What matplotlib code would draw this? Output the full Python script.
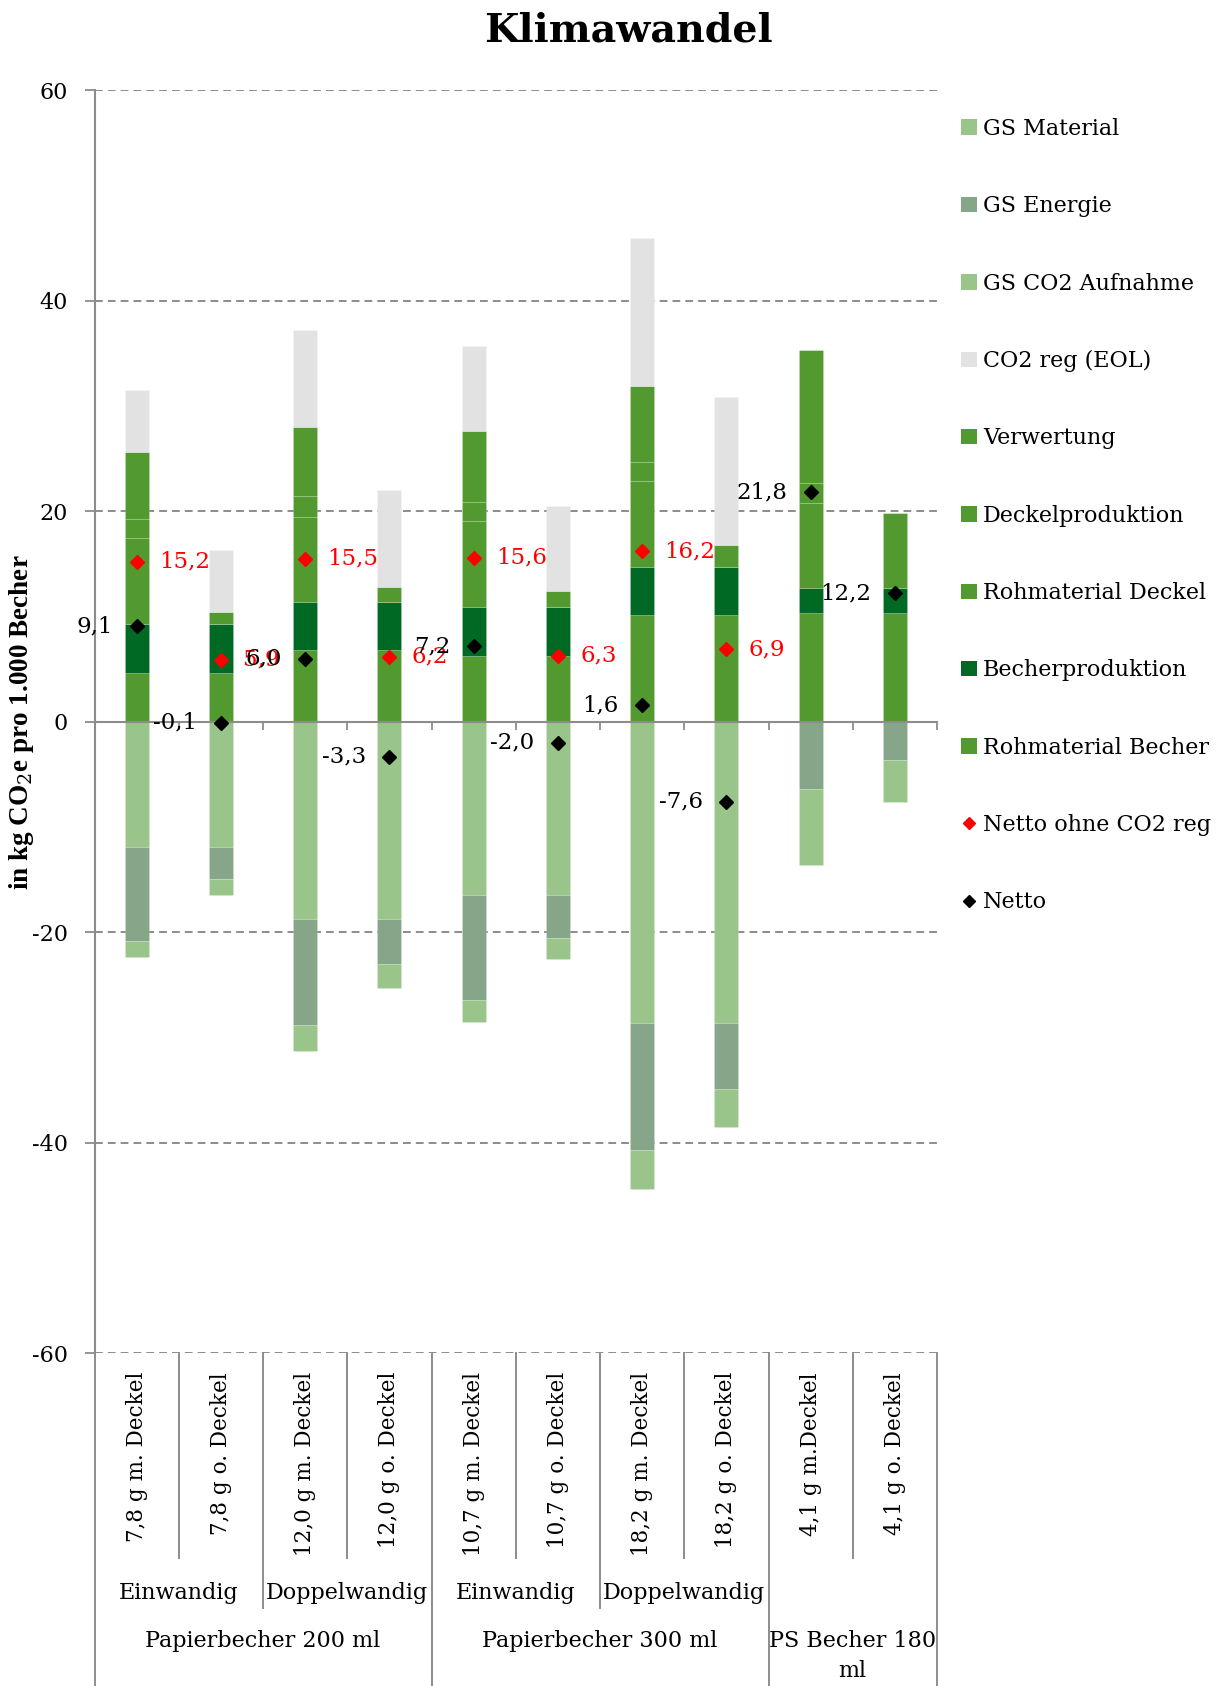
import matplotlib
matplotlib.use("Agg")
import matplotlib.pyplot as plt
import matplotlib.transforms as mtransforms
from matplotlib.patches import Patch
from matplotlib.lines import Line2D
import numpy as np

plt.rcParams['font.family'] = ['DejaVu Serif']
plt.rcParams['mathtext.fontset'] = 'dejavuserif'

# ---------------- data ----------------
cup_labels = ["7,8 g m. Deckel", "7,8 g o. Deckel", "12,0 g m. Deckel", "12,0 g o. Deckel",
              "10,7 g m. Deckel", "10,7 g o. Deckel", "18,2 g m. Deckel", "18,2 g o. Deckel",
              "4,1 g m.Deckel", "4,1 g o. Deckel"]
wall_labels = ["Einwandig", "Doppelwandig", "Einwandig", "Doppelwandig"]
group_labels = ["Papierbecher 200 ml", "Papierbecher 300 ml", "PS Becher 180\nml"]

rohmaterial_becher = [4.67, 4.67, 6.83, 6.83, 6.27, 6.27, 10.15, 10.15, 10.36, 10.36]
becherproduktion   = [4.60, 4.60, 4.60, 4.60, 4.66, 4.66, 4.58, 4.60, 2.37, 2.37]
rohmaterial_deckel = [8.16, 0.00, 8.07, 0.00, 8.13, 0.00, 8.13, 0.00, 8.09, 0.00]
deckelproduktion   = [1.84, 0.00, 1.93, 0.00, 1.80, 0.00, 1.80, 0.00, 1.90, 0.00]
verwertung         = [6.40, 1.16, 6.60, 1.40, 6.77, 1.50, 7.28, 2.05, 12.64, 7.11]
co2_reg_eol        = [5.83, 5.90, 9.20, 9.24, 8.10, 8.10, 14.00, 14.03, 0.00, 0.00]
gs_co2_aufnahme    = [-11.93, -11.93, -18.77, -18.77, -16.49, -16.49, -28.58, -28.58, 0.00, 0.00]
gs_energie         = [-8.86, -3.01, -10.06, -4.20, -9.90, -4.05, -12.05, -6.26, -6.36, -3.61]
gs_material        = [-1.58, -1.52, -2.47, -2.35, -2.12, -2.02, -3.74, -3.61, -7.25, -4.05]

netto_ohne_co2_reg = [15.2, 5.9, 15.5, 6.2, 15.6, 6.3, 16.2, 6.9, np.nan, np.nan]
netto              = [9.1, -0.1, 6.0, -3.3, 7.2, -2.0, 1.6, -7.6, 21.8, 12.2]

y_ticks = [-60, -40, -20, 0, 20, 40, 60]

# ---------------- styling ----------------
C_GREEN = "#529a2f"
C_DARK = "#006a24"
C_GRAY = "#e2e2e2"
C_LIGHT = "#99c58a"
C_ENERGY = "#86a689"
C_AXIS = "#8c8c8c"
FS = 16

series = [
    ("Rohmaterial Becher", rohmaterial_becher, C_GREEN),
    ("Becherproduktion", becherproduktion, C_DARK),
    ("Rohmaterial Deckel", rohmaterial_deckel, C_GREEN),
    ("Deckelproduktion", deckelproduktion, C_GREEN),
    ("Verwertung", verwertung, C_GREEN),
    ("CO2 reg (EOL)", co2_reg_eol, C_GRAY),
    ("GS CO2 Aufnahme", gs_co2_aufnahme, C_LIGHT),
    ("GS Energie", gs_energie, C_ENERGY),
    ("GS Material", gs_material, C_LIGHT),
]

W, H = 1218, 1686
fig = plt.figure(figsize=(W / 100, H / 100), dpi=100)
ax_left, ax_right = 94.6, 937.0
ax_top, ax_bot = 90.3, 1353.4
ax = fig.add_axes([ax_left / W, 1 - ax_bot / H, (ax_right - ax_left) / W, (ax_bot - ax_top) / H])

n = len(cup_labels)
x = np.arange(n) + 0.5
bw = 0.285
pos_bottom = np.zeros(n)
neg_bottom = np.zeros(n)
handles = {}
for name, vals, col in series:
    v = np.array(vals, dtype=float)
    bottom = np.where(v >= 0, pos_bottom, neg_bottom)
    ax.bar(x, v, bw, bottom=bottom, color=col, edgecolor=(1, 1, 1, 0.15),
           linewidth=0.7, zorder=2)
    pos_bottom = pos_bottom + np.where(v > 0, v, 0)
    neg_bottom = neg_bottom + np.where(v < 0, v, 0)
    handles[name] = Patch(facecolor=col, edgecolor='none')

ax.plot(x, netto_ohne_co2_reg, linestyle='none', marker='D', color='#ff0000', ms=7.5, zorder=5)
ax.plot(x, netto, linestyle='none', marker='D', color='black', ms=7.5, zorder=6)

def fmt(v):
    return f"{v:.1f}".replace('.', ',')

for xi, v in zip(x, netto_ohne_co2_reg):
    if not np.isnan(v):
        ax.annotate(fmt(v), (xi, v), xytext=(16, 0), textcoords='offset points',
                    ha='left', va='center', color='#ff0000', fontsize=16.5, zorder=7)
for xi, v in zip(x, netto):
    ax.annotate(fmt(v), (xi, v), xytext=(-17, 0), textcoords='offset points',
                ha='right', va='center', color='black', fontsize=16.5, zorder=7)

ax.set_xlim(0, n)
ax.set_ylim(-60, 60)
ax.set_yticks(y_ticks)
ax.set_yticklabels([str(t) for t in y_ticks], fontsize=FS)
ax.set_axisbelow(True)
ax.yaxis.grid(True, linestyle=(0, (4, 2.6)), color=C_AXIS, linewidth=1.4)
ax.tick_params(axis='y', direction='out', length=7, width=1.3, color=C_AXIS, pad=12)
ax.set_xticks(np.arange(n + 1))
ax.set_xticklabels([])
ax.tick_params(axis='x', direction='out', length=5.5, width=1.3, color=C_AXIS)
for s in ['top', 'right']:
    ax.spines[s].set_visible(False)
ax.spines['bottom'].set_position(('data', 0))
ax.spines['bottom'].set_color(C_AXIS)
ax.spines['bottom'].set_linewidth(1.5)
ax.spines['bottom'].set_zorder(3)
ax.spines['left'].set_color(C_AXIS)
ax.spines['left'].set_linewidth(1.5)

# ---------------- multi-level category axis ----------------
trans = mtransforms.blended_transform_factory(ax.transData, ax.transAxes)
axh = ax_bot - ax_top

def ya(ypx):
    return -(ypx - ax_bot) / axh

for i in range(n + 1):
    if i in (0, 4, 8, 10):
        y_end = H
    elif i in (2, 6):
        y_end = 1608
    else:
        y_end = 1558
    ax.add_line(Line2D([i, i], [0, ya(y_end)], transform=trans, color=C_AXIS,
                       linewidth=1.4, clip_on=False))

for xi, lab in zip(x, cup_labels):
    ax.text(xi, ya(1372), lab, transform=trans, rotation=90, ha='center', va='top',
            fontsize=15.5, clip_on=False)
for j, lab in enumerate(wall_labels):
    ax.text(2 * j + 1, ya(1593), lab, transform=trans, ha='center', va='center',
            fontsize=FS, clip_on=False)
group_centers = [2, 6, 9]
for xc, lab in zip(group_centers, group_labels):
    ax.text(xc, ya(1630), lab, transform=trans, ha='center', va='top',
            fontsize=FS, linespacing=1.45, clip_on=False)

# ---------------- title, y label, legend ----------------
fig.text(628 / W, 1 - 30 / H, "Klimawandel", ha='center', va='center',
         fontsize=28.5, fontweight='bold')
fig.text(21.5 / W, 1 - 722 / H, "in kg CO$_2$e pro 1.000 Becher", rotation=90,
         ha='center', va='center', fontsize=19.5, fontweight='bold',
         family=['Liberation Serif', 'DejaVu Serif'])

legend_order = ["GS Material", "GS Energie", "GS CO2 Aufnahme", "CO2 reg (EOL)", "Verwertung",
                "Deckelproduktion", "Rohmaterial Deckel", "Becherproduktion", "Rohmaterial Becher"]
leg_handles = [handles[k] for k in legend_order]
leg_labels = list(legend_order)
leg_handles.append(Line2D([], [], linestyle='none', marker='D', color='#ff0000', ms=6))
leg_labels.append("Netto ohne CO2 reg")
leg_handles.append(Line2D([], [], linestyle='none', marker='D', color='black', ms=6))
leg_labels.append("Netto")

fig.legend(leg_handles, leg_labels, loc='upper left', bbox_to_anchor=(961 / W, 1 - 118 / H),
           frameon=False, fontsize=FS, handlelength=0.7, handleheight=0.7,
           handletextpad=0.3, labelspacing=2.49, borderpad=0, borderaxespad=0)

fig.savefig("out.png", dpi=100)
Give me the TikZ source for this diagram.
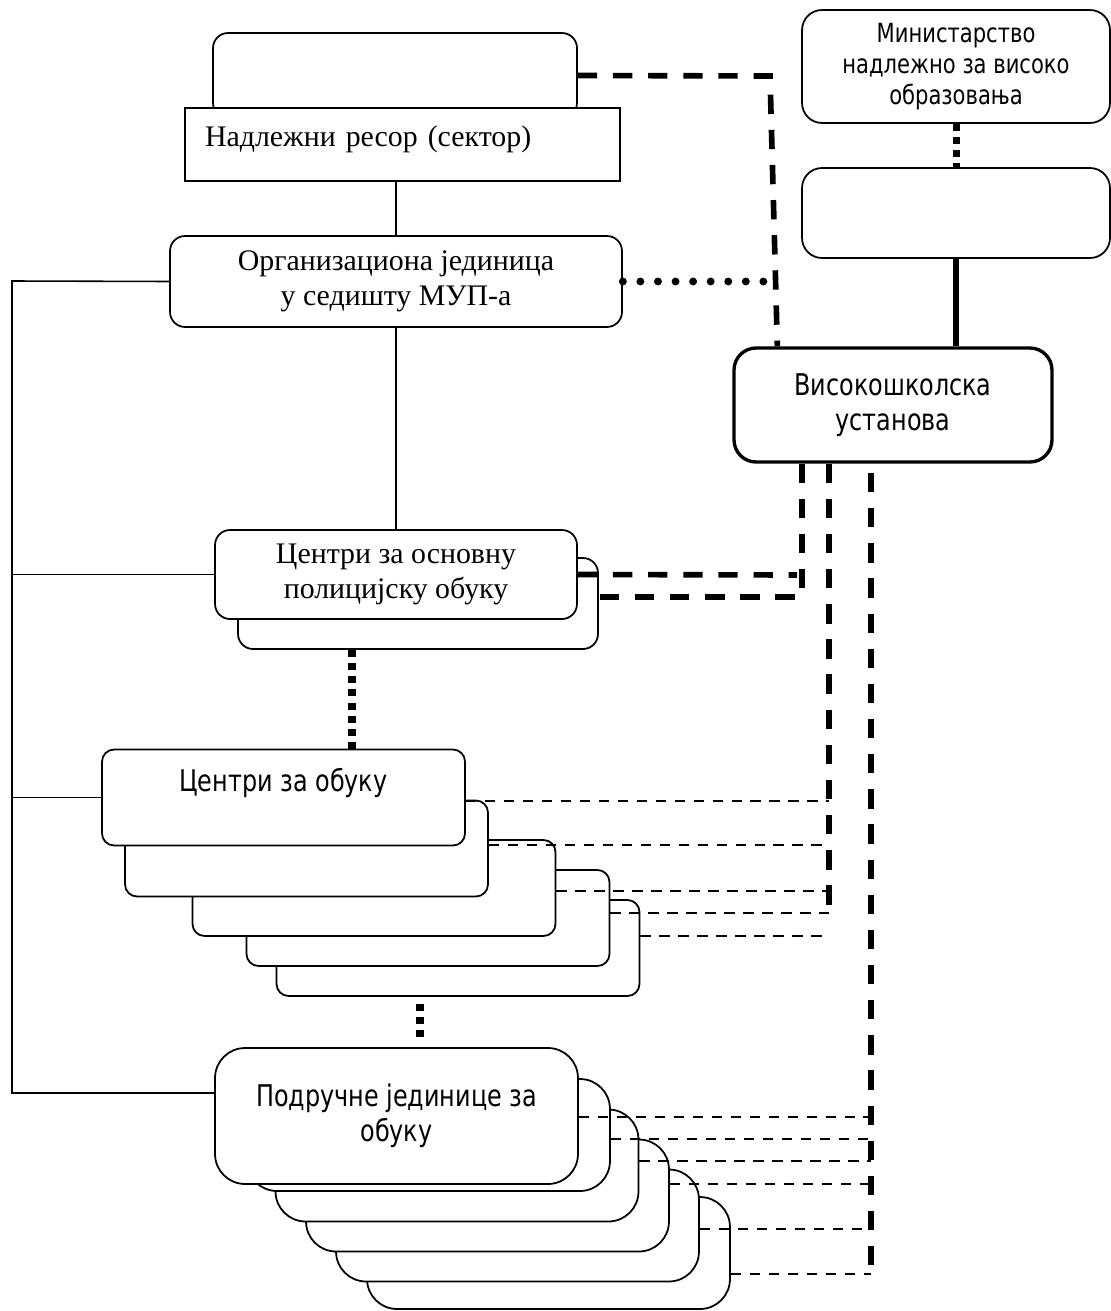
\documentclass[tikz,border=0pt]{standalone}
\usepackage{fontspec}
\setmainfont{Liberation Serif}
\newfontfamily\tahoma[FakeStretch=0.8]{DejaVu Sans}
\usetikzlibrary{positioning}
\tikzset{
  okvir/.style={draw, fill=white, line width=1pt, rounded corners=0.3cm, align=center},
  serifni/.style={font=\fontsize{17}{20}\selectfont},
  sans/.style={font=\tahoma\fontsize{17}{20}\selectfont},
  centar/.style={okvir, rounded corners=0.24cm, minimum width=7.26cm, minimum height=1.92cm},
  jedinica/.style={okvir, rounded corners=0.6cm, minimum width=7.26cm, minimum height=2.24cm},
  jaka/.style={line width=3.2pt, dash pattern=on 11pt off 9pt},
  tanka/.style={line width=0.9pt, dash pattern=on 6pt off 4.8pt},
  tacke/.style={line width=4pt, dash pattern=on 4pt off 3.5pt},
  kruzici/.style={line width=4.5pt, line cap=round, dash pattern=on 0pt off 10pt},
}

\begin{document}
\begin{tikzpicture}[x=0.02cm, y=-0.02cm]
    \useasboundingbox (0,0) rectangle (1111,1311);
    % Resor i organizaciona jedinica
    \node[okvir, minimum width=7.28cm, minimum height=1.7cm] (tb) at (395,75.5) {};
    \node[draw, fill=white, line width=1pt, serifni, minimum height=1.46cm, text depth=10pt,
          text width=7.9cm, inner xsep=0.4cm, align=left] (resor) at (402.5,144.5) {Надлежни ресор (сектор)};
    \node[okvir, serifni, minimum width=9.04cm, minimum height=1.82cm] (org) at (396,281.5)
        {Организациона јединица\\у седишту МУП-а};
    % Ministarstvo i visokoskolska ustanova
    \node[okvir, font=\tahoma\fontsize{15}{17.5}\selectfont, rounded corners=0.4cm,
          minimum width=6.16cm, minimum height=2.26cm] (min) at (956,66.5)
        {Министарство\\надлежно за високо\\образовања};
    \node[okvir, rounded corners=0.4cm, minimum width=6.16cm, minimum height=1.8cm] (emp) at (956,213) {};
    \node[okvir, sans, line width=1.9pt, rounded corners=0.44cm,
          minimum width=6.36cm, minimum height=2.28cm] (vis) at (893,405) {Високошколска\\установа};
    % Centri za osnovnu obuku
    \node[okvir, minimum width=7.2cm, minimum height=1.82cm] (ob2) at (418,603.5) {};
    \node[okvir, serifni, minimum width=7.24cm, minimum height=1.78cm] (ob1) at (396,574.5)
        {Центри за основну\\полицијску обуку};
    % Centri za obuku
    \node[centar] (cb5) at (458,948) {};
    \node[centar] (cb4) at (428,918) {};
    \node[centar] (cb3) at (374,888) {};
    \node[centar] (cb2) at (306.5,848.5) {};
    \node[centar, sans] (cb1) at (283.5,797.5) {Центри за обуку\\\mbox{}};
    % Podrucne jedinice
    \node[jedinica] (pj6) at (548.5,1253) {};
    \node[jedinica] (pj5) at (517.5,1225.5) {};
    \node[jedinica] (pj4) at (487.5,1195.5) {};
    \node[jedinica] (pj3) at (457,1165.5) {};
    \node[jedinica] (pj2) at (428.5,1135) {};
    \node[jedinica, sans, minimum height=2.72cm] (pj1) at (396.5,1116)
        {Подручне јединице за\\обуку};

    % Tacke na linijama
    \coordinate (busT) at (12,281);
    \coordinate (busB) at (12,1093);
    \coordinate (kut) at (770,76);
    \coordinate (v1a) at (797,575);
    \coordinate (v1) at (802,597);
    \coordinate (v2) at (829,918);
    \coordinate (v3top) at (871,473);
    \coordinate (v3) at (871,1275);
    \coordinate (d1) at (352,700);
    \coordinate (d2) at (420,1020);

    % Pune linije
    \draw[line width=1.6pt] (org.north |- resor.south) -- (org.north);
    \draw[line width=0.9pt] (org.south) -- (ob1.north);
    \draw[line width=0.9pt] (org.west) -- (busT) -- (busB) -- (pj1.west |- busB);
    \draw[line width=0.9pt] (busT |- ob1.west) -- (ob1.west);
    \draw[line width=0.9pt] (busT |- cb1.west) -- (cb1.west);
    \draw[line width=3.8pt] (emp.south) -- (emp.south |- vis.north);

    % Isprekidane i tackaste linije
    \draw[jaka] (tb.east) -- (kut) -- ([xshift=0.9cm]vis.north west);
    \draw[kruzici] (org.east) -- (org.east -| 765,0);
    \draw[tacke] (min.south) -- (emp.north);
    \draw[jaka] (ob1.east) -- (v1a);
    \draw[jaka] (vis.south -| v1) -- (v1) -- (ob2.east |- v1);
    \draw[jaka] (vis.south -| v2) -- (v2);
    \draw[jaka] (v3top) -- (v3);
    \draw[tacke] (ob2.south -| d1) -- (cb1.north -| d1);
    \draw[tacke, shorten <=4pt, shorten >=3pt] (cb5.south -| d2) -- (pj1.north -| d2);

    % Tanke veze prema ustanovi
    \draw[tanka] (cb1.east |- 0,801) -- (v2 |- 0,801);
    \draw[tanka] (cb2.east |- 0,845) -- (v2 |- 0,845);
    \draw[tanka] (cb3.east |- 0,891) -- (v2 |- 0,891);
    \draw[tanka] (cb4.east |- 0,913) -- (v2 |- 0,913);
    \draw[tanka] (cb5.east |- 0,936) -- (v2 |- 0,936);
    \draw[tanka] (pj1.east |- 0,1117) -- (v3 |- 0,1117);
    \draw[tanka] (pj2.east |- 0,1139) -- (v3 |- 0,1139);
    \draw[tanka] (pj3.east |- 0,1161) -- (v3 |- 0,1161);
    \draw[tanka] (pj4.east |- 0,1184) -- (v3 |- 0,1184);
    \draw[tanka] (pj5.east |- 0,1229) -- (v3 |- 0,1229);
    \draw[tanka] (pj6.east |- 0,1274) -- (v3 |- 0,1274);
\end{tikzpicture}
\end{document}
---
Without the pictures, return the listing above from its first line through the line that has "plt.rcParams['mathtext.fontset'] = 'dejavuserif'".

— EXPECTED ANSWER —
What matplotlib code would draw this? Output the full Python script.
import matplotlib
matplotlib.use("Agg")
import matplotlib.pyplot as plt
import matplotlib.transforms as mtransforms
from matplotlib.patches import Patch
from matplotlib.lines import Line2D
import numpy as np

plt.rcParams['font.family'] = ['DejaVu Serif']
plt.rcParams['mathtext.fontset'] = 'dejavuserif'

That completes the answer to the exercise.